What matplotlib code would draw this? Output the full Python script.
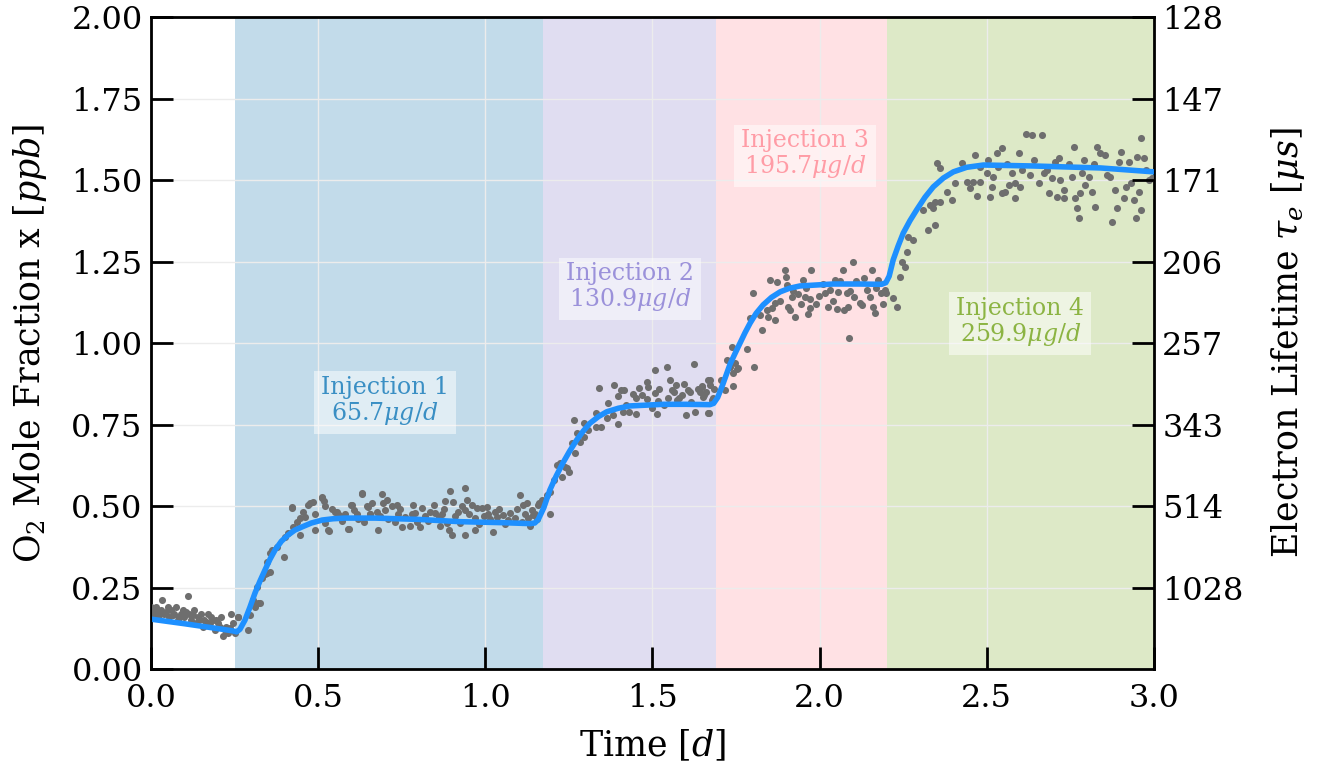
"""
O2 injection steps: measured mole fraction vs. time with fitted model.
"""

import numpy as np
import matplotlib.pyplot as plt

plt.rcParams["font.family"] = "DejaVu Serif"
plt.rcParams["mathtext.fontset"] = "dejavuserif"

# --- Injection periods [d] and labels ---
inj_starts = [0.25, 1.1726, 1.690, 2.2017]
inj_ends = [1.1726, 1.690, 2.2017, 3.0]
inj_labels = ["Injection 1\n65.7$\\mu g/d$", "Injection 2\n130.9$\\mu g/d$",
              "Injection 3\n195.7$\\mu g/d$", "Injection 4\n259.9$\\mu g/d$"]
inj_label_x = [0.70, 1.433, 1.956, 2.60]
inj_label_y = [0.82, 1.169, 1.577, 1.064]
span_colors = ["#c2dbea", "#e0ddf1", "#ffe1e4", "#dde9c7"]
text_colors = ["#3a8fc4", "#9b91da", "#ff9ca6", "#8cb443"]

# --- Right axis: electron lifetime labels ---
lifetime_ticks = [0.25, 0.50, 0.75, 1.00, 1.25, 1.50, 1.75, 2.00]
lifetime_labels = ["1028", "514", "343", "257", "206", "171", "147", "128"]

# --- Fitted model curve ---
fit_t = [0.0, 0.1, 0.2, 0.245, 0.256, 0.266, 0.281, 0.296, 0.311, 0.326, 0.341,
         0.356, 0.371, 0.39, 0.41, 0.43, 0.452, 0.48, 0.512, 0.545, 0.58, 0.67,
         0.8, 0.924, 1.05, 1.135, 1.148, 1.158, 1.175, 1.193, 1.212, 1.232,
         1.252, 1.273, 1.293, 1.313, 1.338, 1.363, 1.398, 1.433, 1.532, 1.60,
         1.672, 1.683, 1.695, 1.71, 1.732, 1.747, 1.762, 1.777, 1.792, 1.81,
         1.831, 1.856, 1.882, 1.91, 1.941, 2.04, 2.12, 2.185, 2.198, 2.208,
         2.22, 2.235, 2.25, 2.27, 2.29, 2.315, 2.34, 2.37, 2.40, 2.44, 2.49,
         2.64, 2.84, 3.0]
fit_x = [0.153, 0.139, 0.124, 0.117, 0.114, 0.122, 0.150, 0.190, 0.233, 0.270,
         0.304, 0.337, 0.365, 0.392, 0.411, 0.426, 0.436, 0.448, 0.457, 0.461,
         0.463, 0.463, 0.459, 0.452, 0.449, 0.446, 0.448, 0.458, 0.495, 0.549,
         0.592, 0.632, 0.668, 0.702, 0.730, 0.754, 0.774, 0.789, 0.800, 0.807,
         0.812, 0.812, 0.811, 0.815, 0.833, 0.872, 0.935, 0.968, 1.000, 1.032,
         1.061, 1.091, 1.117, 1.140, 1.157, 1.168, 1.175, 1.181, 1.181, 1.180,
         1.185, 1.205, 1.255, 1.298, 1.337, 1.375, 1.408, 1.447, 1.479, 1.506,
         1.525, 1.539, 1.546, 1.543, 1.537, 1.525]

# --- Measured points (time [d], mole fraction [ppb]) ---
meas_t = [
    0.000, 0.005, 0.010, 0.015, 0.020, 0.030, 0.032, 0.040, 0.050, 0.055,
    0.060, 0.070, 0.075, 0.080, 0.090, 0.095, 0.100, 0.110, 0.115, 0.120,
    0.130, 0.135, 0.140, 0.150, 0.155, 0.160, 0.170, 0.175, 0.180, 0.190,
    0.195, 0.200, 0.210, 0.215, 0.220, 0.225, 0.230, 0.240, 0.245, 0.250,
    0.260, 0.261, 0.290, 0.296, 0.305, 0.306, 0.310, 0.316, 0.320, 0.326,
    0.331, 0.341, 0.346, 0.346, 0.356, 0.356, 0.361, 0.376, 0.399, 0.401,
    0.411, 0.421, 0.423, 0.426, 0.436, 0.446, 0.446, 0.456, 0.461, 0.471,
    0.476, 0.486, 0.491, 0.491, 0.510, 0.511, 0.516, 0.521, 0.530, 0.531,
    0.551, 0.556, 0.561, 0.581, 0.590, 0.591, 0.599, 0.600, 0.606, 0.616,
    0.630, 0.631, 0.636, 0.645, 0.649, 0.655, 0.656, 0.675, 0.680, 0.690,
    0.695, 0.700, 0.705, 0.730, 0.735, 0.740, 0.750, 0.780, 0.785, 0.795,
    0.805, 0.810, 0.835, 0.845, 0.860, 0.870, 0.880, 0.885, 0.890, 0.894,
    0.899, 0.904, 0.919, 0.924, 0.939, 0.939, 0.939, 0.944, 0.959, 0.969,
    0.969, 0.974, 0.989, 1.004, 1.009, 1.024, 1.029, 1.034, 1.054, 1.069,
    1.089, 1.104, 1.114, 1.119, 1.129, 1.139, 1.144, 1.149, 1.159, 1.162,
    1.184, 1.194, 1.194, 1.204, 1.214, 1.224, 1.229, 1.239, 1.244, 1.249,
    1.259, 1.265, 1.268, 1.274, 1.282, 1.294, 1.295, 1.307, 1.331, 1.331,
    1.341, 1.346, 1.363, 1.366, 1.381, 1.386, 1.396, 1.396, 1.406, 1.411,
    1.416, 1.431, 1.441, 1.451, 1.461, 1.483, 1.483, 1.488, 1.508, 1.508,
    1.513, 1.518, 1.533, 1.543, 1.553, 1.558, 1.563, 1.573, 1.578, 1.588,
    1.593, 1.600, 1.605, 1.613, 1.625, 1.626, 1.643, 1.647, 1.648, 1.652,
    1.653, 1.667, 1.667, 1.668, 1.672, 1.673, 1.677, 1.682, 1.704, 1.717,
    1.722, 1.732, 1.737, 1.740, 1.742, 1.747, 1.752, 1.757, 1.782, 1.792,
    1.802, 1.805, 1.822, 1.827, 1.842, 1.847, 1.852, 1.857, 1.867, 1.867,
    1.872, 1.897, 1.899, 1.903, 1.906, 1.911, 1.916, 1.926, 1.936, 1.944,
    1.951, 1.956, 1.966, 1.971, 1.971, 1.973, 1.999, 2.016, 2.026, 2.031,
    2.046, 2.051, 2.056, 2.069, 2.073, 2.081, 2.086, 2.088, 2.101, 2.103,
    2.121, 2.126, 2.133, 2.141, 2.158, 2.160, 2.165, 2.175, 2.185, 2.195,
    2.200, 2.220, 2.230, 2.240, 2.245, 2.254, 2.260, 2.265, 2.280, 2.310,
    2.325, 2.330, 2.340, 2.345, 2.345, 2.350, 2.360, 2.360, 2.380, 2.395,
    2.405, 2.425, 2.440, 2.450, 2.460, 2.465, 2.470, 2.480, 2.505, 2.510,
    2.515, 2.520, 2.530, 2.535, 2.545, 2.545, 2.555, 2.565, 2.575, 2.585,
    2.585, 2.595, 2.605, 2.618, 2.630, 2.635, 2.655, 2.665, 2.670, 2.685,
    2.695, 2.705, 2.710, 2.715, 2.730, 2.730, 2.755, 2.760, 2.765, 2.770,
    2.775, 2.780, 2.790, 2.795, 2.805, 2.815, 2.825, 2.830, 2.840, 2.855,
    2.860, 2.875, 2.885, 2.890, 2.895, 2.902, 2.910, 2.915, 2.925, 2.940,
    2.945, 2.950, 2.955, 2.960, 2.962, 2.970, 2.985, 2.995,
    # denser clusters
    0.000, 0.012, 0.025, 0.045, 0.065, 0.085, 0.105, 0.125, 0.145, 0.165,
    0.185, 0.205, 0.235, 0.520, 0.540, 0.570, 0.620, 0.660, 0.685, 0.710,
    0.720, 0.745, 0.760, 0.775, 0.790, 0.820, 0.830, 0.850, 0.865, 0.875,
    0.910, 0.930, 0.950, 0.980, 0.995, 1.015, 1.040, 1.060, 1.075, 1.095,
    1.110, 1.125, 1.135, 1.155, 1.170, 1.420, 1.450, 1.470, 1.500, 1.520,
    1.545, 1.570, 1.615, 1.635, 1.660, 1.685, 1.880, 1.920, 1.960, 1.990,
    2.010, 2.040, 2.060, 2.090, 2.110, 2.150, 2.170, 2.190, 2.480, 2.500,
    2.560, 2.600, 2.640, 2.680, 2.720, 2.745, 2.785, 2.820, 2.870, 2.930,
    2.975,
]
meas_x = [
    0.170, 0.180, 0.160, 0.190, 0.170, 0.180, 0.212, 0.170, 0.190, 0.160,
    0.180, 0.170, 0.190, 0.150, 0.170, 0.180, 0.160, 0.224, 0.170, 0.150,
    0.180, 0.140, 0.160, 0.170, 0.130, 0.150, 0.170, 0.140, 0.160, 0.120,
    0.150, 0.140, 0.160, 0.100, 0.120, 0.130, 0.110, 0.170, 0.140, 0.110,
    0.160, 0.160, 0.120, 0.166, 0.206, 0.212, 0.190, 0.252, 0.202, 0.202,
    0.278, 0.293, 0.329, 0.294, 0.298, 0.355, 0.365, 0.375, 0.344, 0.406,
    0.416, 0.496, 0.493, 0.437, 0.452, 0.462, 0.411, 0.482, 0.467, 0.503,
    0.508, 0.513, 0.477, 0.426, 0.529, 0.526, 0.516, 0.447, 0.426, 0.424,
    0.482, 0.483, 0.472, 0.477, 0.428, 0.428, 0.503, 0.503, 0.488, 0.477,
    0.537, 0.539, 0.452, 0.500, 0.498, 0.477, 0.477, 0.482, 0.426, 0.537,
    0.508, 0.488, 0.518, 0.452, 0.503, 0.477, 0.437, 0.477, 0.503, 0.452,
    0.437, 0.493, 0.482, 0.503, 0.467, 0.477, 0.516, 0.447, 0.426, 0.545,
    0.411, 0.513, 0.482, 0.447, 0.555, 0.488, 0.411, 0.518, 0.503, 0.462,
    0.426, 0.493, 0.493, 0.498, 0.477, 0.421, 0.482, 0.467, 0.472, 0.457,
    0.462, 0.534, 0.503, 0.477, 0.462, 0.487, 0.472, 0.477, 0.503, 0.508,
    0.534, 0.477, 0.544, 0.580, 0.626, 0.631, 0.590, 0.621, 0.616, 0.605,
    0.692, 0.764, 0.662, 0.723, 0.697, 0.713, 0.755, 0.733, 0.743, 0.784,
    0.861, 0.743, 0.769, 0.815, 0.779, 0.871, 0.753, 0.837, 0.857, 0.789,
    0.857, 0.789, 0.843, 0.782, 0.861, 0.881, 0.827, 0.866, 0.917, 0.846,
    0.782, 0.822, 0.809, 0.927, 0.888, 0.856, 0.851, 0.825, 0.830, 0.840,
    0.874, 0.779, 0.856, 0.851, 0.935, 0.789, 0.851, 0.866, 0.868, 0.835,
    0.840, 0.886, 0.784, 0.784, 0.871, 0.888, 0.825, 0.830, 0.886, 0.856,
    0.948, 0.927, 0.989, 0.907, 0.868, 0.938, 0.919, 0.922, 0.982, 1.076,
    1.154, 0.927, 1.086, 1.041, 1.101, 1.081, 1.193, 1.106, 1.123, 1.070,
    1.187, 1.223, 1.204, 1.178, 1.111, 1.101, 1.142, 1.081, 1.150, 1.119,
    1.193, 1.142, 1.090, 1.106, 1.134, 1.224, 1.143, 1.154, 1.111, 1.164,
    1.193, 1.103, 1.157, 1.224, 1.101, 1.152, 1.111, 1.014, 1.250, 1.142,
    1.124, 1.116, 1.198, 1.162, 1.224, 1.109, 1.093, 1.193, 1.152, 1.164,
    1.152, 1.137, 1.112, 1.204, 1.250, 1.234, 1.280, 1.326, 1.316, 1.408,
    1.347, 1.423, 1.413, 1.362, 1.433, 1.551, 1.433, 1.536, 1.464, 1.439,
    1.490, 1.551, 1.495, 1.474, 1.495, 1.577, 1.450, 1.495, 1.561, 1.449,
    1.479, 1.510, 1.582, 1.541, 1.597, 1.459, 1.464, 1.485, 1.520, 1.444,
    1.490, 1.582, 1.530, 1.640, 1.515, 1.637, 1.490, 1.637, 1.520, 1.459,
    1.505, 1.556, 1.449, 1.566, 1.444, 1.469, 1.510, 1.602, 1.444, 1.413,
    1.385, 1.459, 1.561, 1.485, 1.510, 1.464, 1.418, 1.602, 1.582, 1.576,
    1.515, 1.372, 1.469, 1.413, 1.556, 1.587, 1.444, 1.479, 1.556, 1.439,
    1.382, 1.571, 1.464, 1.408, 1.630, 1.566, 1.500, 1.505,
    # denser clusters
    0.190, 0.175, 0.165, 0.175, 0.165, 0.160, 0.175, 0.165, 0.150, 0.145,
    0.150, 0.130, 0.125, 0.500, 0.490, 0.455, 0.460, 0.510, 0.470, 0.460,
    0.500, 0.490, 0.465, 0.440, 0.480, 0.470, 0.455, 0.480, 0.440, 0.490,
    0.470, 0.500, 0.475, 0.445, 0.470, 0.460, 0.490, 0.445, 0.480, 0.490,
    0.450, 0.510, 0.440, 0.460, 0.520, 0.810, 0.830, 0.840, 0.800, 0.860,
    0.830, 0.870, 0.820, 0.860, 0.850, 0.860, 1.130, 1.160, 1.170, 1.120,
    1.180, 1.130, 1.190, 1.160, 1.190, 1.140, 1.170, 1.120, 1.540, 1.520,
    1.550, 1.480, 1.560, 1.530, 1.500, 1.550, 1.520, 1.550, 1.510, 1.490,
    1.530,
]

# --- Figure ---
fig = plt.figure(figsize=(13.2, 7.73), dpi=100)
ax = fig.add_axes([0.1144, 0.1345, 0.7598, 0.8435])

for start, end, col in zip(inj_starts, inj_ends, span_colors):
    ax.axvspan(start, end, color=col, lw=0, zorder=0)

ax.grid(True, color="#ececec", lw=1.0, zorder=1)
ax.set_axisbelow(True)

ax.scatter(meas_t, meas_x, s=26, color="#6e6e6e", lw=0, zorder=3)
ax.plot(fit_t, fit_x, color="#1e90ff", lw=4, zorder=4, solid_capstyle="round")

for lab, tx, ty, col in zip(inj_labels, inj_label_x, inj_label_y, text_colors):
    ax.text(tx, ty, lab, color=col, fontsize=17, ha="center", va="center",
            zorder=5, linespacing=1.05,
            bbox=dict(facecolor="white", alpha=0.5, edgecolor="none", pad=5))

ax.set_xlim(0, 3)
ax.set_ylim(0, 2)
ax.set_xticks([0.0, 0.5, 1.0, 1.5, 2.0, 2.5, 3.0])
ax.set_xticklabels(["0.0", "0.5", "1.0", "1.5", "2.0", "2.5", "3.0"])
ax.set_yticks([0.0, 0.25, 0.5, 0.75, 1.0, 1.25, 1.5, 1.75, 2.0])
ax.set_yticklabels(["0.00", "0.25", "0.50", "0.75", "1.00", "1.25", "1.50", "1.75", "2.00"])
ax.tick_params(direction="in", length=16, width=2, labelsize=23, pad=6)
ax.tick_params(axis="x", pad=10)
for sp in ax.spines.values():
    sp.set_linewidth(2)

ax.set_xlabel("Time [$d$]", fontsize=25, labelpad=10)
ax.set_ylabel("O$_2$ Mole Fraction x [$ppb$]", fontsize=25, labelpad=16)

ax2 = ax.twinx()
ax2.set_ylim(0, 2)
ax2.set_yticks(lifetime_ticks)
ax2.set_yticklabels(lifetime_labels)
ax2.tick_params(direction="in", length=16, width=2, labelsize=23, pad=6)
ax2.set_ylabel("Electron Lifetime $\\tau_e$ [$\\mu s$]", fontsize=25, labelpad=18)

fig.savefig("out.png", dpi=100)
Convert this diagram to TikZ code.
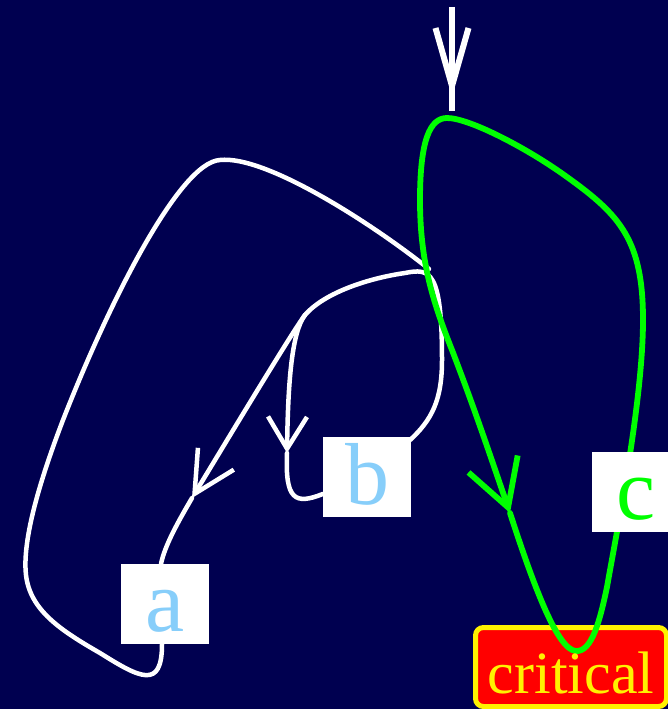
--------------------
■ **Directive**:
Give back exactly the lines from the top of the records to the line containing "import matplotlib.pyplot as plt", both included, and no pictures.

■ **Answer to this task**:
What matplotlib code would draw this? Output the full Python script.
"""
O2 injection steps: measured mole fraction vs. time with fitted model.
"""

import numpy as np
import matplotlib.pyplot as plt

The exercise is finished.